Robustness of Ancestral Recombination Graph Inference Tools to Phasing Errors

Ancestral Recombination Graphs (ARGs) are fundamental population genetic structures that encode the genealogical history of a sample of haplotypes along the genome. They have recently received substantial attention as they can be used to provide accurate estimates of population history, form the foundation for selection scans, provide time-labeled estimates of changes in mutation rates, and more. ARGs can be inferred using multiple different methods, but these methods all rely on computational haplotype phasing. Previous studies have shown that the accuracy of haplotype phasing can be low when done in small or medium-sized samples, which are typical for most non-model organisms.
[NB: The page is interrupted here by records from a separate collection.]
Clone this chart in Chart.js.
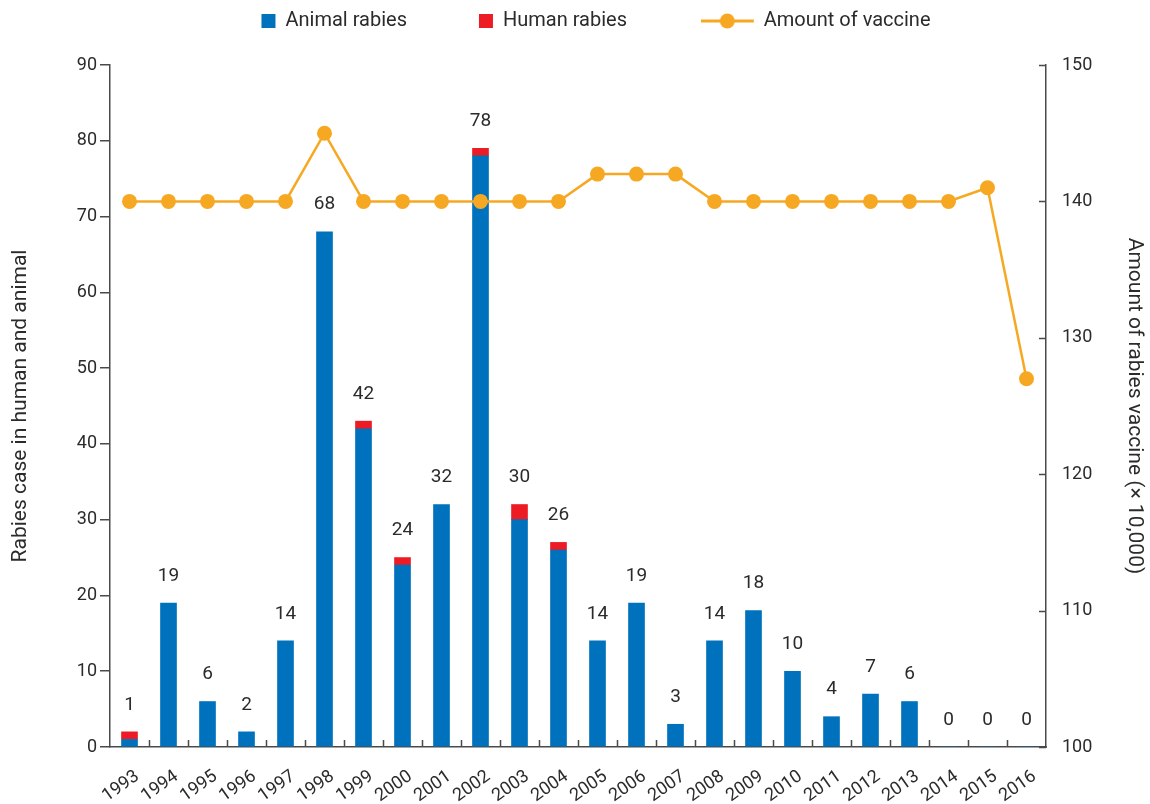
<!DOCTYPE html>
<html>
<head>
<meta charset="utf-8">
<script src="https://cdn.jsdelivr.net/npm/chart.js@4"></script>
<style>
  html, body { margin: 0; padding: 0; background: #fff; }
  #wrap { width: 1150px; height: 804px; }
</style>
</head>
<body>
<div id="wrap"><canvas id="rabiesChart"></canvas></div>
<script>
const years = ['1993', '1994', '1995', '1996', '1997', '1998', '1999', '2000', '2001', '2002', '2003', '2004',
  '2005', '2006', '2007', '2008', '2009', '2010', '2011', '2012', '2013', '2014', '2015', '2016'];
const animalCases = [1, 19, 6, 2, 14, 68, 42, 24, 32, 78, 30, 26, 14, 19, 3, 14, 18, 10, 4, 7, 6, 0, 0, 0];
const humanCases = [1, 0, 0, 0, 0, 0, 1, 1, 0, 1, 2, 1, 0, 0, 0, 0, 0, 0, 0, 0, 0, 0, 0, 0];
const vaccineAmount = [140, 140, 140, 140, 140, 145, 140, 140, 140, 140, 140, 140, 142, 142, 142, 140, 140, 140, 140, 140, 140, 140, 141, 127];

const BLUE = '#0071bc';
const RED = '#ed1c24';
const ORANGE = '#f7a823';
const TEXT = '#2b2b2b';
const AXIS = '#4a4a4a';
const FONT = 'Roboto, "Liberation Sans", sans-serif';

// legend icon for the line series: line with a dot, drawn left of the box so text stays put
function lineIcon() {
  const c = document.createElement('canvas');
  c.width = 92;
  c.height = 18;
  const g = c.getContext('2d');
  g.strokeStyle = ORANGE;
  g.lineWidth = 3;
  g.beginPath();
  g.moveTo(0, 9);
  g.lineTo(53, 9);
  g.stroke();
  g.fillStyle = ORANGE;
  g.beginPath();
  g.arc(26.5, 9, 7.5, 0, Math.PI * 2);
  g.fill();
  return c;
}
const vaccineIcon = lineIcon();

// fixed legend height, and nudge the legend row to where the original has it
const legendTweak = {
  id: 'legendTweak',
  beforeInit(chart) {
    const legend = chart.legend;
    const fit = legend.fit;
    legend.fit = function () {
      fit.call(this);
      this.height = 65;
    };
    legend.draw = function () {
      const c = this.ctx;
      c.save();
      c.translate(18, -61);
      this._draw();
      c.restore();
    };
  }
};

// value labels above each stack + inward tick marks on x and right y axes
const extrasPlugin = {
  id: 'extras',
  afterDatasetsDraw(chart) {
    const ctx = chart.ctx;
    const animalMeta = chart.getDatasetMeta(0);
    const humanMeta = chart.getDatasetMeta(1);
    ctx.save();
    ctx.font = '19px ' + FONT;
    ctx.fillStyle = TEXT;
    ctx.textAlign = 'center';
    ctx.textBaseline = 'middle';
    animalMeta.data.forEach((bar, i) => {
      const topY = humanCases[i] > 0 ? humanMeta.data[i].y : bar.y;
      ctx.fillText(String(animalCases[i]), bar.x, topY - 27);
    });

    const x = chart.scales.x;
    const yr = chart.scales.y1;
    ctx.strokeStyle = AXIS;
    ctx.lineWidth = 1.5;
    ctx.beginPath();
    for (let i = 1; i < years.length; i++) {
      const px = Math.round((x.getPixelForValue(i - 1) + x.getPixelForValue(i)) / 2) + 0.5;
      ctx.moveTo(px, x.top);
      ctx.lineTo(px, x.top - 7);
    }
    yr.ticks.forEach(t => {
      const py = Math.round(yr.getPixelForValue(t.value)) + 0.5;
      ctx.moveTo(yr.left, py);
      ctx.lineTo(yr.left - 7, py);
    });
    ctx.stroke();
    ctx.restore();
  }
};

const ctx = document.getElementById('rabiesChart').getContext('2d');

new Chart(ctx, {
  data: {
    labels: years,
    datasets: [
      {
        type: 'bar',
        label: 'Animal rabies',
        data: animalCases,
        backgroundColor: BLUE,
        stack: 'cases',
        yAxisID: 'y',
        barThickness: 16,
        order: 1
      },
      {
        type: 'bar',
        label: 'Human rabies',
        data: humanCases.map(v => v || null),
        backgroundColor: RED,
        stack: 'cases',
        yAxisID: 'y',
        barThickness: 16,
        order: 1
      },
      {
        type: 'line',
        label: 'Amount of vaccine',
        data: vaccineAmount,
        borderColor: ORANGE,
        backgroundColor: ORANGE,
        borderWidth: 2.5,
        pointRadius: 7.5,
        pointBorderWidth: 0,
        pointBackgroundColor: ORANGE,
        tension: 0,
        yAxisID: 'y1',
        order: 0
      }
    ]
  },
  options: {
    responsive: true,
    maintainAspectRatio: false,
    animation: false,
    layout: { padding: { left: 6, right: 0, top: 0, bottom: 0 } },
    plugins: {
      legend: {
        position: 'top',
        labels: {
          usePointStyle: true,
          pointStyleWidth: 14,
          boxHeight: 14,
          padding: 72,
          color: TEXT,
          font: { family: FONT, size: 20 },
          sort: (a, b) => a.datasetIndex - b.datasetIndex,
          generateLabels(chart) {
            const items = Chart.defaults.plugins.legend.labels.generateLabels(chart);
            items.forEach(it => {
              it.lineWidth = 0;
              it.strokeStyle = 'rgba(0,0,0,0)';
              if (it.datasetIndex === 2) {
                it.pointStyle = vaccineIcon;
              } else {
                it.pointStyle = 'rect';
              }
              if (it.datasetIndex === 1) {
                it.text = it.text + '\u2003\u2003';
              }
            });
            return items;
          }
        }
      },
      tooltip: { enabled: false }
    },
    scales: {
      x: {
        offset: true,
        grid: { display: false, drawTicks: false },
        border: { display: true, color: AXIS, width: 1.5 },
        ticks: {
          color: TEXT,
          font: { family: FONT, size: 18 },
          minRotation: 35,
          maxRotation: 35,
          padding: 19,
          labelOffset: 8,
          autoSkip: false
        },
        afterFit(scale) { scale.height = 57; }
      },
      y: {
        position: 'left',
        min: 0,
        max: 90,
        ticks: { stepSize: 10, color: TEXT, font: { family: FONT, size: 18 }, padding: 3 },
        grid: { drawOnChartArea: false, drawTicks: true, tickLength: 10, color: AXIS, lineWidth: 1.5 },
        border: { display: true, color: AXIS, width: 1.5 },
        title: {
          display: true,
          text: 'Rabies case in human and animal',
          color: TEXT,
          font: { family: FONT, size: 21 },
          padding: { top: 2, bottom: 0 }
        },
        afterFit(scale) { scale.width = 104; }
      },
      y1: {
        position: 'right',
        min: 100,
        max: 150,
        ticks: { stepSize: 10, color: TEXT, font: { family: FONT, size: 18 }, padding: 16 },
        grid: { drawOnChartArea: false, drawTicks: false },
        border: { display: true, color: AXIS, width: 1.5 },
        title: {
          display: true,
          text: 'Amount of rabies vaccine (\u00d7 10,000)',
          color: TEXT,
          font: { family: FONT, size: 21 },
          padding: { top: 3, bottom: 0 }
        },
        afterFit(scale) { scale.width = 104; }
      }
    }
  },
  plugins: [legendTweak, extrasPlugin]
});
</script>
</body>
</html>
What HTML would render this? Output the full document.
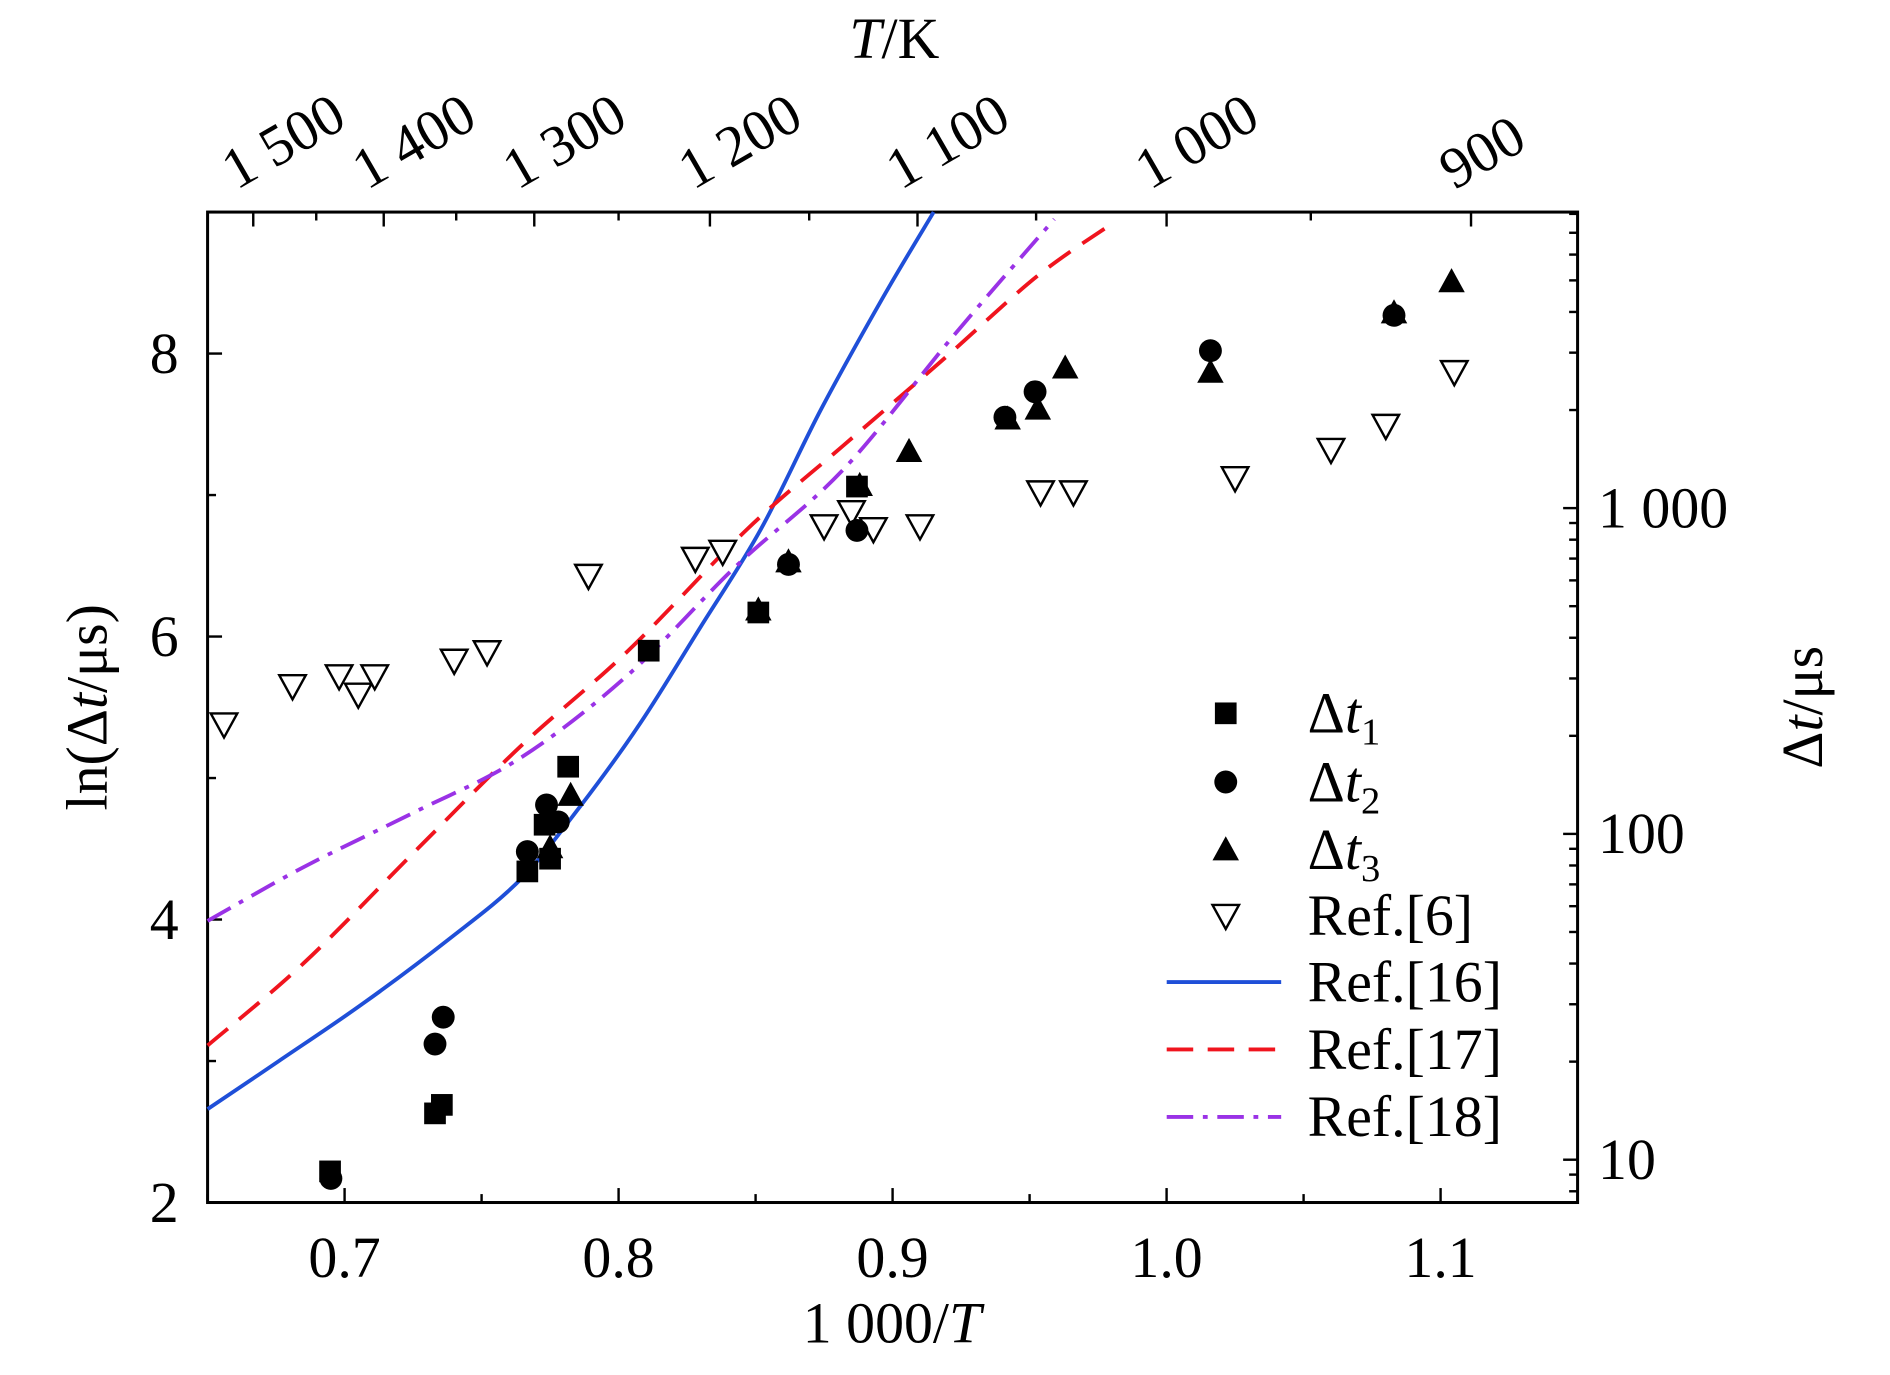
<!DOCTYPE html>
<html><head><meta charset="utf-8"><style>
html,body{margin:0;padding:0;background:#fff;}
svg text{font-family:"Liberation Serif",serif;fill:#000;}
</style></head><body>
<svg id="chart" width="1890" height="1370" viewBox="0 0 1568 1137" xmlns="http://www.w3.org/2000/svg">
<g id="axes"></g><g id="marks"></g><g id="legend"></g>
</svg>
<script>
const dt1X=[0.6947,0.733,0.7355,0.7667,0.773,0.775,0.7816,0.811,0.851,0.887];
const dt1Y=[2.22,2.63,2.69,4.34,4.67,4.43,5.08,5.90,6.17,7.06];
const dt2X=[0.695,0.733,0.736,0.7667,0.7737,0.778,0.862,0.887,0.941,0.952,1.016,1.083];
const dt2Y=[2.17,3.12,3.31,4.48,4.81,4.69,6.51,6.75,7.55,7.73,8.02,8.27];
const dt3X=[0.775,0.7825,0.851,0.862,0.888,0.906,0.942,0.953,0.963,1.016,1.083,1.104];
const dt3Y=[4.51,4.88,6.19,6.53,7.07,7.31,7.54,7.61,7.90,7.87,8.29,8.51];
const ref6X=[0.656,0.681,0.698,0.705,0.711,0.740,0.752,0.789,0.828,0.838,0.875,0.885,0.893,0.910,0.954,0.966,1.025,1.060,1.080,1.105];
const ref6Y=[5.38,5.65,5.72,5.59,5.72,5.83,5.89,6.43,6.55,6.60,6.78,6.88,6.76,6.78,7.02,7.02,7.12,7.32,7.49,7.87];
const ref16X=[0.65,0.676,0.707,0.738,0.764,0.786,0.808,0.830,0.852,0.874,0.896,0.915];
const ref16Y=[2.66,3.0,3.41,3.86,4.28,4.80,5.39,6.07,6.76,7.61,8.38,9.0];
const ref17X=[0.65,0.685,0.7246,0.764,0.8035,0.847,0.882,0.918,0.953,0.981];
const ref17Y=[3.11,3.69,4.46,5.22,5.90,6.76,7.35,7.95,8.55,8.93];
const ref18X=[0.65,0.685,0.7246,0.764,0.8035,0.843,0.882,0.922,0.959];
const ref18Y=[3.99,4.37,4.75,5.14,5.73,6.50,7.18,8.12,8.95];
const xTicks=[0.7,0.8,0.9,1.0,1.1];
const xTickLabels=["0.7","0.8","0.9","1.0","1.1"];
const yTicks=[2,4,6,8];
const topT=[1500,1400,1300,1200,1100,1000,900];
const topLabels=["1 500","1 400","1 300","1 200","1 100","1 000","900"];
const rightTicks=[10,100,1000];
const rightLabels=["10","100","1 000"];

const L=172,R=1309,T=176,B=998,FS=48;
const sx=v=>L+(v-0.65)/0.5*(R-L);
const sy=v=>B-(v-2)/7*(B-T);
const NS="http://www.w3.org/2000/svg";
function mk(tag,attrs,parent,txt){const e=document.createElementNS(NS,tag);for(const k in attrs)e.setAttribute(k,attrs[k]);if(txt!==undefined)e.textContent=txt;parent.appendChild(e);return e;}
const axes=document.getElementById('axes'),marks=document.getElementById('marks'),leg=document.getElementById('legend');

let fr=mk('rect',{x:L,y:T,width:R-L,height:B-T,fill:'none',stroke:'#000','stroke-width':2.5},axes);


for(let v=0.65;v<=1.1501;v+=0.05){const x=sx(v);const major=xTicks.some(t=>Math.abs(t-v)<1e-6);
 mk('line',{x1:x,x2:x,y1:B,y2:B-(major?12:7),stroke:'#000','stroke-width':2},axes);}
xTicks.forEach((v,i)=>{const t=mk('text',{x:sx(v),y:1060,'font-size':FS,'text-anchor':'middle'},axes,xTickLabels[i]);
 
 });
for(let v=2;v<=9;v++){const y=sy(v);const major=yTicks.includes(v);
 mk('line',{x1:L,x2:L+(major?12:7),y1:y,y2:y,stroke:'#000','stroke-width':2},axes);}
yTicks.forEach(v=>{const t=mk('text',{x:148,y:sy(v)+16,'font-size':FS,'text-anchor':'end'},axes,String(v));
 
 });
topT.forEach((Tk,i)=>{const x=sx(1000/Tk);mk('line',{x1:x,x2:x,y1:T,y2:T+12,stroke:'#000','stroke-width':2},axes);
 const t=mk('text',{x:x-14,y:158,'font-size':FS,transform:`rotate(-30 ${x-14} 158)`},axes,topLabels[i]);
 
 });
for(let Tk=1550;Tk>=880;Tk-=50){if(Tk%100===0)continue;const v=1000/Tk;if(v<0.65||v>1.15)continue;const x=sx(v);mk('line',{x1:x,x2:x,y1:T,y2:T+7,stroke:'#000','stroke-width':2},axes);}
for(let d=1;d<=1000;d*=10){for(let m=1;m<10;m++){const val=d*m;const lv=Math.log(val);if(lv<2||lv>9)continue;const y=sy(lv);
 mk('line',{x1:R,x2:R-(m===1?12:7),y1:y,y2:y,stroke:'#000','stroke-width':2},axes);}}
rightTicks.forEach((v,i)=>{const t=mk('text',{x:1326,y:sy(Math.log(v))+16,'font-size':FS},axes,rightLabels[i]);
 
 });
let tt=mk('text',{x:740,y:1114,'font-size':FS,'text-anchor':'middle'},axes);tt.innerHTML='1 000/<tspan font-style="italic">T</tspan>';


tt=mk('text',{x:742,y:48,'font-size':FS,'text-anchor':'middle'},axes);tt.innerHTML='<tspan font-style="italic">T</tspan>/K';


tt=mk('text',{x:88,y:587,'font-size':FS,'text-anchor':'middle',transform:'rotate(-90 88 587)'},axes);tt.innerHTML='ln(Δ<tspan font-style="italic">t</tspan>/μs)';


tt=mk('text',{x:1512,y:587,'font-size':FS,'text-anchor':'middle',transform:'rotate(-90 1512 587)'},axes);tt.innerHTML='Δ<tspan font-style="italic">t</tspan>/μs';



function line(xs,ys,color,dash,name){const P=xs.map((x,i)=>[sx(x),sy(ys[i])]);
 let d='M'+P[0][0].toFixed(1)+','+P[0][1].toFixed(1);
 for(let i=0;i<P.length-1;i++){const p0=P[Math.max(0,i-1)],p1=P[i],p2=P[i+1],p3=P[Math.min(P.length-1,i+2)];
  const c1=[p1[0]+(p2[0]-p0[0])/6,p1[1]+(p2[1]-p0[1])/6],c2=[p2[0]-(p3[0]-p1[0])/6,p2[1]-(p3[1]-p1[1])/6];
  d+=` C${c1[0].toFixed(1)},${c1[1].toFixed(1)} ${c2[0].toFixed(1)},${c2[1].toFixed(1)} ${p2[0].toFixed(1)},${p2[1].toFixed(1)}`;}
 const p=mk('path',{d:d,fill:'none',stroke:color,'stroke-width':3.2,'stroke-dasharray':dash},marks);
 
 }
line(ref16X,ref16Y,'#1f4fd8','none','ref16-line');
line(ref17X,ref17Y,'#f0141e','22 12','ref17-line');
line(ref18X,ref18Y,'#9a32e6','22 8 4 8','ref18-line');

function marker(kind,x,y,parent){let e;
 if(kind==='sq')e=mk('rect',{x:x-9,y:y-9,width:18,height:18,fill:'#000'},parent);
 else if(kind==='ci')e=mk('circle',{cx:x,cy:y,r:9.5,fill:'#000'},parent);
 else if(kind==='tr')e=mk('polygon',{points:`${x},${y-11} ${x-11},${y+9} ${x+11},${y+9}`,fill:'#000'},parent);
 else e=mk('polygon',{points:`${x-11},${y-9} ${x+11},${y-9} ${x},${y+11}`,fill:'#fff',stroke:'#000','stroke-width':2},parent);
 return e;}
function pts(xs,ys,kind,name){xs.forEach((x,i)=>{const e=marker(kind,sx(x),sy(ys[i]),marks);
 
 });}
pts(ref6X,ref6Y,'ot','ref6-point');
pts(dt3X,dt3Y,'tr','dt3-point');
pts(dt2X,dt2Y,'ci','dt2-point');
pts(dt1X,dt1Y,'sq','dt1-point');

const rows=[['sq','Δ<tspan font-style="italic">t</tspan><tspan font-size="32" dy="10">1</tspan>'],['ci','Δ<tspan font-style="italic">t</tspan><tspan font-size="32" dy="10">2</tspan>'],['tr','Δ<tspan font-style="italic">t</tspan><tspan font-size="32" dy="10">3</tspan>'],['ot','Ref.[6]'],['l1','Ref.[16]'],['l2','Ref.[17]'],['l3','Ref.[18]']];
const ly=[592,649,705,760,815,871,927];
rows.forEach((r,i)=>{const y=ly[i];
 if(r[0]==='l1')mk('line',{x1:968,x2:1063,y1:y,y2:y,stroke:'#1f4fd8','stroke-width':3.2},leg);
 else if(r[0]==='l2')mk('line',{x1:968,x2:1063,y1:y,y2:y,stroke:'#f0141e','stroke-width':3.2,'stroke-dasharray':'22 12'},leg);
 else if(r[0]==='l3')mk('line',{x1:968,x2:1063,y1:y,y2:y,stroke:'#9a32e6','stroke-width':3.2,'stroke-dasharray':'22 8 4 8'},leg);
 else marker(r[0],1017,y,leg);
 const t=mk('text',{x:1085,y:y+16,'font-size':FS},leg);t.innerHTML=r[1];
 
 });
</script>
</body></html>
Conventional wisdom would, therefore, suggest that ARG inferences are of limited utility in most non-model organisms. To test this assumption, we benchmark the robustness of four ARG inference methods — Relate, SINGER, Threads, and tsinfer+tsdate — to phasing errors. Their performance with imperfect phasing was tested under simple and realistic demographic models, and evaluated in terms of estimated pairwise coalescence times, counts of inferred recombination breakpoints, and estimated branch-length-based diversity. We observe only a slight degradation in performance when using computational phasing across all four methods and all tested demographic scenarios, demonstrating a surprising robustness of ARG inference methods to phasing inaccuracies. These findings support broader application of ARG inference in settings where large reference panels are not available.